Young Min Kim, Moon Sung Cho
Nuclear Technology | Volume 170 | Number 1 | April 2010 | Pages 231-243
Technical Paper | Special Issue on the 2008 International Congress on Advances in Nuclear Power Plants / Fuel Cycle and Management | doi.org/10.13182/NT10-A9461
Articles are hosted by Taylor and Francis Online.

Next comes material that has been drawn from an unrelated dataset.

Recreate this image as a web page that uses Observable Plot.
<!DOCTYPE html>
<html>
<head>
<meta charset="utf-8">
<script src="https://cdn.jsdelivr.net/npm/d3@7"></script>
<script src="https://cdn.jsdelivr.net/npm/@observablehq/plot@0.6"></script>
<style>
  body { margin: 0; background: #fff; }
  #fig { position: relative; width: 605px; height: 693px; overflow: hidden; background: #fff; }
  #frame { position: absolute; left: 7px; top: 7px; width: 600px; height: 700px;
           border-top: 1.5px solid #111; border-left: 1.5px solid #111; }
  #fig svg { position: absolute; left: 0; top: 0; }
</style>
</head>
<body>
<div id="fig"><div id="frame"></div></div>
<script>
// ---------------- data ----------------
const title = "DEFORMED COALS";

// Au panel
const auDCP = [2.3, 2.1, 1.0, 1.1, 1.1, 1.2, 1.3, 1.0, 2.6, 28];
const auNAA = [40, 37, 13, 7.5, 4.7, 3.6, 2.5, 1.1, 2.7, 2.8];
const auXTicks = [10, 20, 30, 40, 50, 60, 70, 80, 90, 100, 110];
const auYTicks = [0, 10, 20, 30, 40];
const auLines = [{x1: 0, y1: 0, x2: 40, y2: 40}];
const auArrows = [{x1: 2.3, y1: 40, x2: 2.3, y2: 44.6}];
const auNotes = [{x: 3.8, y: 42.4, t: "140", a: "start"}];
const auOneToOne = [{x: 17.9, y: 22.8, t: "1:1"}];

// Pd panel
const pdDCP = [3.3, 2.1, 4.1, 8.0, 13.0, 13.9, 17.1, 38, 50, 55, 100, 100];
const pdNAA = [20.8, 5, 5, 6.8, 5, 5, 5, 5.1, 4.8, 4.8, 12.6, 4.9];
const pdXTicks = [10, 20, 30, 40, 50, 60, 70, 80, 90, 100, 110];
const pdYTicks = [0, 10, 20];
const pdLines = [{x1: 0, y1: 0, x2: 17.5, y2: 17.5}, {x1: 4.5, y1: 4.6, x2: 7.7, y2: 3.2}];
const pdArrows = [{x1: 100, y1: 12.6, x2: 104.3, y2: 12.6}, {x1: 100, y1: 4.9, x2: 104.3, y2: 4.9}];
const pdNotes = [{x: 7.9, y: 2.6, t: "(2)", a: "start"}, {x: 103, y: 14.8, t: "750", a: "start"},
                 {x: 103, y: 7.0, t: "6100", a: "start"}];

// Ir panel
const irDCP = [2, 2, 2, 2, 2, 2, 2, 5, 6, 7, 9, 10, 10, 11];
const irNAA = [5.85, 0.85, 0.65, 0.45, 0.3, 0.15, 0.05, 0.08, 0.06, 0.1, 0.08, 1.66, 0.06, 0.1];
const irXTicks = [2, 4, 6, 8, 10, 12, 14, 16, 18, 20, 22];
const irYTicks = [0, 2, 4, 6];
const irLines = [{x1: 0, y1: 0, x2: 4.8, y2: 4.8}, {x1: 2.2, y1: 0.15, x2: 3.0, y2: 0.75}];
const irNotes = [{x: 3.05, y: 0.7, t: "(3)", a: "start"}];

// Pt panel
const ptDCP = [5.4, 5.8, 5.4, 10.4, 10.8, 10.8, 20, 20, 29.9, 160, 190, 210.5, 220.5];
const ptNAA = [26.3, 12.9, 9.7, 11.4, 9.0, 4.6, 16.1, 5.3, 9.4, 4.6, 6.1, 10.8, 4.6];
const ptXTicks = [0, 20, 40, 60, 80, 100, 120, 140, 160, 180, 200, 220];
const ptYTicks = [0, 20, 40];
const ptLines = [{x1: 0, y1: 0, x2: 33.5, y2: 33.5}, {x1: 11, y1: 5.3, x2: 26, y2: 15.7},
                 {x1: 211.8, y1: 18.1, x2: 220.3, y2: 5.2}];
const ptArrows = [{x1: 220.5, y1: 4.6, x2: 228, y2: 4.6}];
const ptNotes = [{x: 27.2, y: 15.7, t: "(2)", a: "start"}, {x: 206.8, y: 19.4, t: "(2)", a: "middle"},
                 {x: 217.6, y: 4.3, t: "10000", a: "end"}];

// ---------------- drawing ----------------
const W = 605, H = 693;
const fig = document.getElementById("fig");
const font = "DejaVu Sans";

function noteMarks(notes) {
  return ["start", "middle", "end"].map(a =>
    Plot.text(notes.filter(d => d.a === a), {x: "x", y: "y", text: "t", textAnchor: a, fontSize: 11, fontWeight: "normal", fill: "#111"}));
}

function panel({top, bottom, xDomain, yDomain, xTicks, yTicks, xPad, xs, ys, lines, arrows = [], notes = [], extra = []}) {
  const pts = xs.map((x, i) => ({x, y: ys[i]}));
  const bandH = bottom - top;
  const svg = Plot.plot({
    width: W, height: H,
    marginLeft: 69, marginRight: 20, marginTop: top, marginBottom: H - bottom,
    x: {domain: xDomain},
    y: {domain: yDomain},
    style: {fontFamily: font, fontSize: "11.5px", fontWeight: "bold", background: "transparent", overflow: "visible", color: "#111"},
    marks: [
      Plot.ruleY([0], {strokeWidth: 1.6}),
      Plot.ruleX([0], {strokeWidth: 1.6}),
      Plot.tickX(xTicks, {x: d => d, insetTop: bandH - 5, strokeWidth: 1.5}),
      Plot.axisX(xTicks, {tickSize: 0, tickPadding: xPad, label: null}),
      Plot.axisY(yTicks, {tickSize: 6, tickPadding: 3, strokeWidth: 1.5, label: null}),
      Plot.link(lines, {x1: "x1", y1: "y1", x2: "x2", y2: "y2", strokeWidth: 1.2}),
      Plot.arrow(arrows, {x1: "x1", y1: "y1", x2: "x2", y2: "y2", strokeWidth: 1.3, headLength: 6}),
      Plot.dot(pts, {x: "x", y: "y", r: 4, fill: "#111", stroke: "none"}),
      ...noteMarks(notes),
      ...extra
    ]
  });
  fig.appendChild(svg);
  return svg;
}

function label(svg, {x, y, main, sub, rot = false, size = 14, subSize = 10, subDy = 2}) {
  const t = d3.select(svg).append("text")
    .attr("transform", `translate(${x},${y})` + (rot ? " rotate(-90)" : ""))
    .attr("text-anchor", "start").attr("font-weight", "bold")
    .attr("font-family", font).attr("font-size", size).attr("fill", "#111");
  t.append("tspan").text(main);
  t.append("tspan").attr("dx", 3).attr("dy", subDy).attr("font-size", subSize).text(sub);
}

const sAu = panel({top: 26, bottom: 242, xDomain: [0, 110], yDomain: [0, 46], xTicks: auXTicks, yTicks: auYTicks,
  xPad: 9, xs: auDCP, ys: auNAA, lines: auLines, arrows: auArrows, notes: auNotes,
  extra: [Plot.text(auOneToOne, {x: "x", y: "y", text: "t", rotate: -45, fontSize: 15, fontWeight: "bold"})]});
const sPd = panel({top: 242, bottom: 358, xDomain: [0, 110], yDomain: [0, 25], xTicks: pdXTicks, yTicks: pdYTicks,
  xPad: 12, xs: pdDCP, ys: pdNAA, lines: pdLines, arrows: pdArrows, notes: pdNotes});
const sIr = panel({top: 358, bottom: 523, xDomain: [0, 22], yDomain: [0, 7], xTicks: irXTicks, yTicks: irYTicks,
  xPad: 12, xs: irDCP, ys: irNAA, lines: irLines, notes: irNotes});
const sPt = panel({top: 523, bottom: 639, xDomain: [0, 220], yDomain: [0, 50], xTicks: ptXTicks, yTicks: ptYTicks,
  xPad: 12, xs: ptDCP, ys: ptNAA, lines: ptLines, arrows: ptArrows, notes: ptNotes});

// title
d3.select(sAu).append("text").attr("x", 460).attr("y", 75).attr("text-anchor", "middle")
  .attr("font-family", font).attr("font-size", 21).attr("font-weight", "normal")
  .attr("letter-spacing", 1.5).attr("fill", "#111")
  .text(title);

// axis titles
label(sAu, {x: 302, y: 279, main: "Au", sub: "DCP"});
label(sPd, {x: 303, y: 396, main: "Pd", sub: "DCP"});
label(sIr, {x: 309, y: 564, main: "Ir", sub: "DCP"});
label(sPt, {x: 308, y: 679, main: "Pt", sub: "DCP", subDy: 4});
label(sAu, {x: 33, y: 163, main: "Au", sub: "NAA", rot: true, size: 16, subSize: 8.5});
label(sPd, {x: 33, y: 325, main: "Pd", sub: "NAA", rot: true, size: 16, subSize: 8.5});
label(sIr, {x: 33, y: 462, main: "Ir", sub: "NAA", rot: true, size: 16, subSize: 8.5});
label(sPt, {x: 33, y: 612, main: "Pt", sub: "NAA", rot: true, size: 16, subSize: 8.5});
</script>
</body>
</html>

The COPA-FPREL computer code has been developed to estimate the releases of gaseous and metallic fission products (FPs) from high-temperature gas-cooled reactor (HTGR) fuel into coolant. The COPA-FPREL code treats FP release from a coated fuel particle (CFP), diffusion in a fuel element, and leakage into the coolant considering the temperature distribution within a CFP and a fuel element. The code uses a finite difference method to calculate FP migration and heat transfer. In the finite difference method, the kernel, buffer, and coating layers of a CFP and the fuel element are divided into small finite difference intervals. A steady-state heat transfer equation and the Fickian diffusion equation are applied to these intervals. A relatively high diffusion coefficient is assigned to the buffer and the broken coating layers to describe fast diffusion in those regions. Sorption equilibrium is set up between the concentration at the fuel element surface facing the coolant and the vapor pressure at the graphite side of the boundary layer that forms on the fuel element surface. Mass transfer occurs through the boundary layer into the bulk coolant. In a prismatic HTGR, sorption equilibrium is assumed to form between the concentrations at the compact and structural graphite surfaces and the vapor pressure in the gap between the compact and the structural graphite. For 137Cs, 90Sr, 110mAg, and 85Kr isotopes, the fractional releases from a CFP, a pebble, and a fuel block during simulated heating processes and reactor operations were calculated using COPA-FPREL.